Instructions for the task
Reproduce exactly, with no pictures, each line from the opening of the material down through the line containing "ages = list(range(0, 100))".

— BEGIN Data section —

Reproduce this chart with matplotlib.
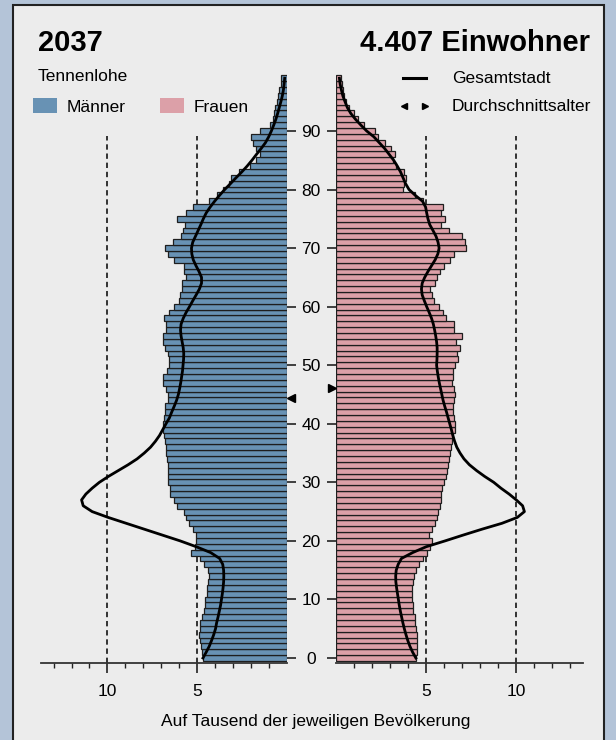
import matplotlib
matplotlib.use("Agg")
import matplotlib.pyplot as plt
import numpy as np
from matplotlib.patches import Rectangle

plt.rcParams['font.family'] = ['Liberation Sans', 'DejaVu Sans']

# ages 0..99
ages = list(range(0, 100))

# Tennenlohe 2037, per 1000 inhabitants
maenner = [4.68, 4.72, 4.78, 4.83, 4.91, 4.87, 4.87, 4.76, 4.63, 4.59,
           4.57, 4.46, 4.46, 4.40, 4.35, 4.38, 4.65, 4.83, 5.34, 5.15,
           5.09, 5.06, 5.24, 5.47, 5.65, 5.76, 6.10, 6.29, 6.51, 6.51,
           6.62, 6.62, 6.64, 6.64, 6.70, 6.74, 6.74, 6.77, 6.83, 6.88,
           6.88, 6.85, 6.77, 6.77, 6.64, 6.64, 6.74, 6.88, 6.92, 6.70,
           6.59, 6.59, 6.62, 6.81, 6.92, 6.88, 6.73, 6.73, 6.83, 6.59,
           6.29, 5.99, 5.95, 5.84, 5.86, 5.62, 5.71, 5.75, 6.27, 6.62,
           6.77, 6.36, 5.90, 5.80, 5.67, 6.14, 5.62, 5.24, 4.37, 3.90,
           3.56, 3.23, 3.10, 2.67, 2.07, 1.75, 1.51, 1.70, 1.88, 2.03,
           1.51, 0.95, 0.76, 0.71, 0.67, 0.58, 0.50, 0.43, 0.35, 0.32]

frauen = [4.46, 4.50, 4.50, 4.50, 4.50, 4.46, 4.37, 4.37, 4.28, 4.28,
          4.24, 4.24, 4.24, 4.28, 4.31, 4.43, 4.61, 4.80, 5.02, 5.20,
          5.30, 5.17, 5.35, 5.50, 5.61, 5.67, 5.76, 5.81, 5.81, 5.87,
          5.98, 6.09, 6.17, 6.22, 6.28, 6.31, 6.39, 6.43, 6.50, 6.61,
          6.61, 6.54, 6.50, 6.50, 6.54, 6.59, 6.57, 6.46, 6.50, 6.50,
          6.60, 6.77, 6.69, 6.88, 6.65, 6.99, 6.54, 6.54, 6.10, 5.95,
          5.72, 5.43, 5.35, 5.20, 5.48, 5.61, 5.76, 5.99, 6.32, 6.54,
          7.21, 7.16, 7.01, 6.26, 5.80, 6.04, 5.82, 5.95, 4.83, 4.37,
          3.72, 3.75, 3.87, 3.75, 3.35, 3.16, 3.25, 3.03, 2.70, 2.32,
          2.16, 1.54, 1.21, 1.02, 0.74, 0.56, 0.46, 0.41, 0.33, 0.28]

# Gesamtstadt reference
stadt_m = [4.68, 4.50, 4.33, 4.20, 4.08, 3.98, 3.92, 3.84, 3.77, 3.70,
           3.65, 3.60, 3.56, 3.53, 3.52, 3.53, 3.58, 3.75, 4.25, 5.05,
           5.95, 6.95, 7.95, 8.95, 9.95, 10.85, 11.35, 11.44, 11.20, 10.85,
           10.45, 9.95, 9.40, 8.85, 8.35, 7.95, 7.60, 7.33, 7.10, 6.92,
           6.74, 6.55, 6.42, 6.28, 6.15, 6.05, 5.98, 5.92, 5.87, 5.82,
           5.79, 5.76, 5.75, 5.78, 5.84, 5.90, 5.93, 5.90, 5.78, 5.62,
           5.43, 5.25, 5.06, 4.88, 4.76, 4.76, 4.90, 5.07, 5.22, 5.30,
           5.32, 5.25, 5.10, 4.95, 4.80, 4.66, 4.50, 4.28, 4.03, 3.76,
           3.47, 3.15, 2.84, 2.52, 2.22, 1.95, 1.70, 1.44, 1.20, 1.02,
           0.87, 0.74, 0.62, 0.52, 0.43, 0.34, 0.26, 0.20, 0.16, 0.13]

stadt_w = [4.43, 4.25, 4.10, 3.98, 3.88, 3.79, 3.71, 3.64, 3.57, 3.51,
           3.46, 3.41, 3.36, 3.32, 3.31, 3.34, 3.45, 3.63, 4.25, 5.00,
           6.05, 7.06, 8.10, 9.20, 10.05, 10.45, 10.35, 10.00, 9.60, 9.15,
           8.75, 8.25, 7.80, 7.40, 7.10, 6.88, 6.70, 6.58, 6.48, 6.40,
           6.31, 6.22, 6.13, 6.03, 5.94, 5.87, 5.80, 5.73, 5.67, 5.62,
           5.58, 5.60, 5.61, 5.61, 5.58, 5.53, 5.47, 5.40, 5.30, 5.17,
           5.03, 4.90, 4.78, 4.74, 4.78, 4.92, 5.10, 5.30, 5.50, 5.65,
           5.72, 5.66, 5.55, 5.38, 5.20, 5.10, 5.03, 4.97, 4.80, 4.40,
           4.05, 3.86, 3.72, 3.58, 3.40, 3.20, 2.95, 2.70, 2.40, 2.10,
           1.70, 1.38, 1.08, 0.82, 0.63, 0.50, 0.38, 0.30, 0.23, 0.19]

avg_m = 44.45
avg_w = 46.05
year = "2037"
einwohner = "4.407 Einwohner"
stadtteil = "Tennenlohe"

blue = '#6892b4'
pink = '#dca0a8'
W, H = 616, 740

fig = plt.figure(figsize=(W / 100, H / 100), dpi=100, facecolor='#b4c4d8')

# background panel + header / legend drawn in pixel coords
bg = fig.add_axes([0, 0, 1, 1])
bg.set_xlim(0, W)
bg.set_ylim(H, 0)
bg.axis('off')
bg.add_patch(Rectangle((13, 5), 591, 745, facecolor='#ececec', edgecolor='#222222', lw=1.5))
bg.text(38, 50.7, year, fontsize=21, fontweight='bold', va='baseline')
bg.text(590, 50.7, einwohner, fontsize=21, fontweight='bold', va='baseline', ha='right')
bg.text(38, 81, stadtteil, fontsize=12.5, va='baseline')
bg.add_patch(Rectangle((33, 98), 24, 15, facecolor=blue, edgecolor='none'))
bg.text(67, 111.7, "Männer", fontsize=12.5, va='baseline')
bg.add_patch(Rectangle((160, 98), 24, 15, facecolor=pink, edgecolor='none'))
bg.text(194, 111.7, "Frauen", fontsize=12.5, va='baseline')
bg.plot([403, 426], [77.5, 77.5], color='black', lw=2.2)
bg.text(452, 83.3, "Gesamtstadt", fontsize=12.5, va='baseline')
bg.plot([404], [106], marker='<', color='black', ms=5)
bg.plot([424.5], [106], marker='>', color='black', ms=5)
bg.text(452, 111, "Durchschnittsalter", fontsize=12.5, va='baseline')
bg.text(316, 726, "Auf Tausend der jeweiligen Bevölkerung", fontsize=12.5, ha='center', va='baseline')

bottom = 1 - 662.7 / H
height = (662.7 - 72.4) / H
axL = fig.add_axes([41 / W, bottom, 246 / W, height])
axR = fig.add_axes([336 / W, bottom, 247 / W, height])

minor = [1, 2, 3, 4, 6, 7, 8, 9, 11, 12, 13]

for ax, vals, line, col, avg, mk in [(axL, maenner, stadt_m, blue, avg_m, '<'),
                                     (axR, frauen, stadt_w, pink, avg_w, '>')]:
    ax.set_facecolor('none')
    for v in [5, 10]:
        ax.plot([v, v], [-0.8, 89.2], color='black', lw=1.1, dashes=(3.5, 2.5), zorder=1)
    ax.barh(ages, vals, height=1, color=col, edgecolor='#1e1e1e', linewidth=0.9, zorder=2)
    ax.plot(line, ages, color='black', lw=2.0, zorder=3)
    ax.plot([-0.22], [avg], marker=mk, color='black', ms=6, clip_on=False, zorder=4)
    ax.set_ylim(-0.8, 100)
    for s in ['top', 'left', 'right']:
        ax.spines[s].set_visible(False)
    ax.spines['bottom'].set_color('#333333')
    ax.spines['bottom'].set_linewidth(1.3)
    ax.set_xticks([5, 10])
    ax.set_xticklabels(['5', '10'])
    ax.set_xticks(minor, minor=True)
    ax.tick_params(axis='x', which='major', direction='out', length=7, width=1.2,
                   labelsize=12.5, pad=8, color='#222222')
    ax.tick_params(axis='x', which='minor', direction='out', length=3.5, width=1.0, color='#222222')
    ax.set_yticks(range(0, 100, 10))

axL.set_xlim(13.7, 0)
axR.set_xlim(0, 13.7)

axL.yaxis.tick_right()
axL.tick_params(axis='y', direction='out', length=6.5, width=1.2, right=True,
                labelright=False, color='#222222')
axR.tick_params(axis='y', direction='out', length=6.5, width=1.2, left=True,
                labelleft=True, labelsize=12.5, pad=11.5, color='#222222')
for lab in axR.get_yticklabels():
    lab.set_horizontalalignment('center')

fig.savefig('out.png', dpi=100, facecolor=fig.get_facecolor())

— END Data section —

Final answer
Reproduce this chart with matplotlib.
import matplotlib
matplotlib.use("Agg")
import matplotlib.pyplot as plt
import numpy as np
from matplotlib.patches import Rectangle

plt.rcParams['font.family'] = ['Liberation Sans', 'DejaVu Sans']

# ages 0..99
ages = list(range(0, 100))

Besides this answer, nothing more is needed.